Les bons ouvrages fictionnels ont ceci en commun qu’ils nous font oublier qu’ils ont un auteur. Loin de toute ambition narcissique propre à notre époque où le texte ne devient qu’un prétexte pour faire briller celui qui en est à l’origine, Gabriel Lévi se substitue ici véritablement à sa création. De cet habile geste d’humilité se dégage une écriture habitée par l’élégance d’un autre temps. C’est un roman sur l’errance duquel émanent des allures dix-neuvièmistes de mal du siècle tout en conservant une part de modernité.

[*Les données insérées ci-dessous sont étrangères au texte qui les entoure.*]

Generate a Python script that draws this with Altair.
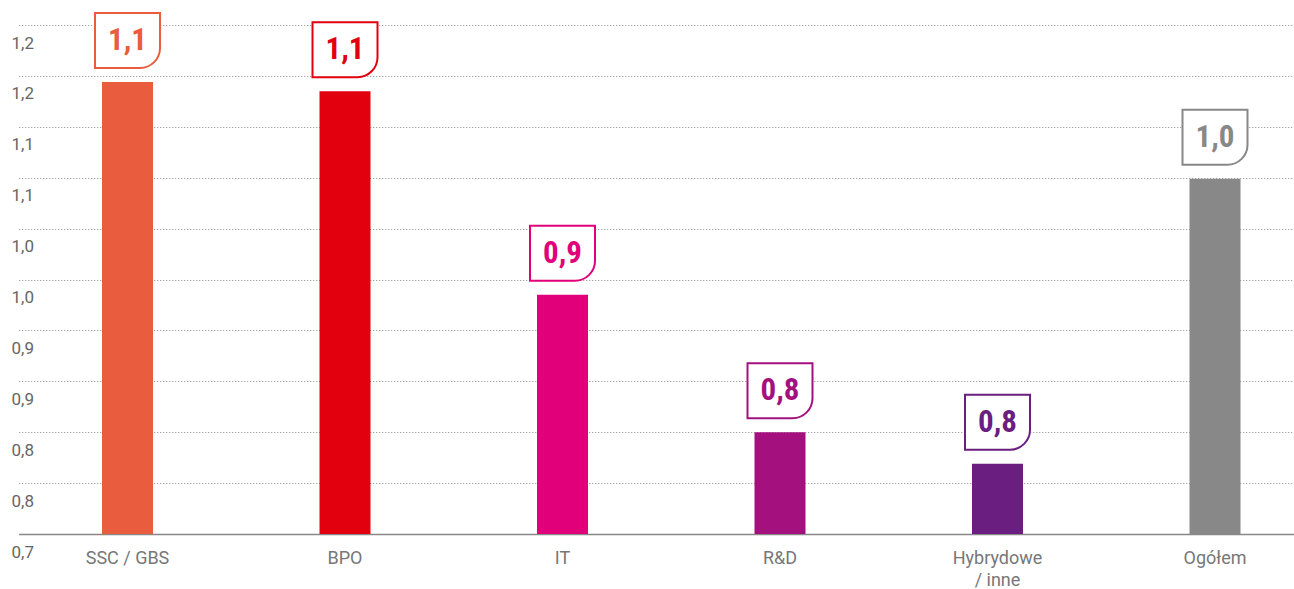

La couverture jaune des « Éditions des instants » nous rappellerait presque celle qui ornait Les Souffrances du jeune Werther, en 1774. Le point de départ est d’ailleurs le même : une rupture et le questionnement sur les raisons de sa propre fuite : « Que je suis aise d’être parti ! Ah ! mon ami, qu’est-ce que le cœur de l’homme ? Te quitter, toi que j’aime, toi dont j’étais inséparable ; te quitter et être content ! Mais je sais que tu me le pardonnes. Mes autres liaisons ne semblaient-elles pas tout exprès choisies du sort pour tourmenter un cœur comme le mien ? La pauvre Léonore ! » (Johann Wolfgang von Goethe, Les Souffrances du jeune Werther, incipit) ; « Andrea s’acheminait vers la gare. Pourquoi quittait-il Nora si brusquement ? Il ne se l’expliquait pas lui-même. Tout en marchant, il ne pouvait s’empêcher de penser à elle. […] Après tout, il avait voulu cette rupture. Il l’avait même, en quelque sorte, orchestrée. » (Gabriel Lévi, Eugénie et Eugena, incipit).

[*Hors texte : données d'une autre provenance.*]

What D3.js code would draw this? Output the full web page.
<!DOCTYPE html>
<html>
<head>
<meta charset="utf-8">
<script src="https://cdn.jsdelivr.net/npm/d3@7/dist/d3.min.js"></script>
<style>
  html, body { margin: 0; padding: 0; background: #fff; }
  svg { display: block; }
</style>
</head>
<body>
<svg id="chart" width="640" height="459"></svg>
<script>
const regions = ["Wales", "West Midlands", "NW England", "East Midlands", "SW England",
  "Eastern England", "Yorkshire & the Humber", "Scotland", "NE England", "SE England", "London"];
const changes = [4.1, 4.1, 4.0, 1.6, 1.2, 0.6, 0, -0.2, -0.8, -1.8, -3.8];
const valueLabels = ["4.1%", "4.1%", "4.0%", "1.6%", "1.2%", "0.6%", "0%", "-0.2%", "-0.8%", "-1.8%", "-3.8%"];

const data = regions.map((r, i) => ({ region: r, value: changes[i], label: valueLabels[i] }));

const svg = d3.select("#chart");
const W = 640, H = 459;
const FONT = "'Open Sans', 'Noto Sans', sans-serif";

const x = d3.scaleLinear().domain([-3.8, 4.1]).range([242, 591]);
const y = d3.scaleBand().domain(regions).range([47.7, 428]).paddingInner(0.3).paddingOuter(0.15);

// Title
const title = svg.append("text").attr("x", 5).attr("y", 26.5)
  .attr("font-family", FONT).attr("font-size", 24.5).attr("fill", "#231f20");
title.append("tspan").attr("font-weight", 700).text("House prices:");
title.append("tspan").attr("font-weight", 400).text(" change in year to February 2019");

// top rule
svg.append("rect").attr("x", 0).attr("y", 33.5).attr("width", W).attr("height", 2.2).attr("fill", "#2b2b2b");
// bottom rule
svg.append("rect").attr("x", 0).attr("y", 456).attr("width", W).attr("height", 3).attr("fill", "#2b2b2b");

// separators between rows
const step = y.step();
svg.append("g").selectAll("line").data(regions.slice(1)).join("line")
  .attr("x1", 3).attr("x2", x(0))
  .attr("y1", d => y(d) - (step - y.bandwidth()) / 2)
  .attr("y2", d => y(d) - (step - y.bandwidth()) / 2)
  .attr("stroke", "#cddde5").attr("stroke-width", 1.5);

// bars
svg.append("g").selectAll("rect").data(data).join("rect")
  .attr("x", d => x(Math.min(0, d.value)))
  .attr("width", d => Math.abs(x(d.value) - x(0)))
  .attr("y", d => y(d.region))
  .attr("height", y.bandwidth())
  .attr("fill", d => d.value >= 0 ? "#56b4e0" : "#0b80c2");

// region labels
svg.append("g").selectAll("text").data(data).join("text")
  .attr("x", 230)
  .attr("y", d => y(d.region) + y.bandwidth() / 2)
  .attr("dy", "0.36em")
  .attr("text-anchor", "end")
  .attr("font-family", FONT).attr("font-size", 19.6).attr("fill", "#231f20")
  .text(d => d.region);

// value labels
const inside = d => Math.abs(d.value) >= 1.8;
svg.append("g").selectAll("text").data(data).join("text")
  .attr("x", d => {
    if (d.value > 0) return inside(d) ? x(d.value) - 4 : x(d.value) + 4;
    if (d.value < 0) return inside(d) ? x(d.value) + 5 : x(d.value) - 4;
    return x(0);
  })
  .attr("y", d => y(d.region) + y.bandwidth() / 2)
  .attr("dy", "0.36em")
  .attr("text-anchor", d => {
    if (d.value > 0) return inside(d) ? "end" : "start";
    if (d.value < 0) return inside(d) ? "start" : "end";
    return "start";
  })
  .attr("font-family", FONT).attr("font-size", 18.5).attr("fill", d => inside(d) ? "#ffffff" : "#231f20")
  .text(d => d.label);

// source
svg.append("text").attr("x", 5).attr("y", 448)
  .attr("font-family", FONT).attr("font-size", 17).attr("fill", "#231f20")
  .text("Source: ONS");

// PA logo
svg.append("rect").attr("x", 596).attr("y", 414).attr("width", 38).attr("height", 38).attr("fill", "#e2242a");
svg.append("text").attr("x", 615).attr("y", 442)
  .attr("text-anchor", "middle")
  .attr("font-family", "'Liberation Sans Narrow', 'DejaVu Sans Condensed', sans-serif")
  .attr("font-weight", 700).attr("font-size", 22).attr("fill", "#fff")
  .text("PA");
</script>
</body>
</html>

En opposition au « je » goethien, Gabriel Lévi fait ici le choix de la troisième personne hétérodiégétique dans sa narration. Cela conduit à une certaine prise de distance vis-à-vis du protagoniste. Dès lors, le lecteur ne subit pas les épanchements d’une personnalité complexe, à la fois présente et absente, vivante et hantée, mais se place dans une posture presque analytique. Il regarde Andrea d’un point de vue extérieur et s’éloigne d’une vision trop manichéenne du texte.
Au milieu de la production littéraire contemporaine, ce roman est un véritable ovni. Eugénie et Eugena nous offre une succession de vues intemporelles. Si elles dépaysent, c’est justement par leur singularité. Trop ancrés dans l’immédiateté de notre temps, les textes actuels nous astreignent à un certain mode d’écriture. Gabriel Lévi s’en émancipe avec brio : c’est en cela que réside l’incontestable talent de sa plume. Aux quelques repères nous rappelant le XXI siècle (téléphones portables, internet et TGV) se substitue une poésie mélancolique dépourvue de toute marque temporelle.
C’est ta plume, et son élégance, qu’il faut louer! Superbe article, comme toujours.
Je ne connaissais pas les « Éditions des Instants »… Après quelques recherches, il s’agit d’une très petite structure assez récente. Leur catalogue, encore faible, a toutefois l’air très intéressant. Tu m’as donné très envie de m’atteler à cet ouvrage! Sais-tu dans quelles librairies peut-on le trouver ?
Un « ovni » comme tu dis, chapeau l’artiste
J’ai eu l’occasion d’entr’apercevoir certains posts de cette maison sur Facebook. Pour une modeste structure, elle a une très bonne communication, qui donne diablement envie de découvrir ce qu’elle propose.
Une chronique très intéressante que tu nous livres là. J’ai hâte d’en savoir plus quant à ce curieux Gabriel Lévi et son tout aussi énigmatique roman…
« Hétérodiégétique »… J’en apprends tous les jours!
Vive le XIXe siècle ! Merci à toi pour le partage de cette bonne astuce littéraire… La barre est placée haute, j’en attends désormais beaucoup de ce roman (mais doute fortement d’être déçu).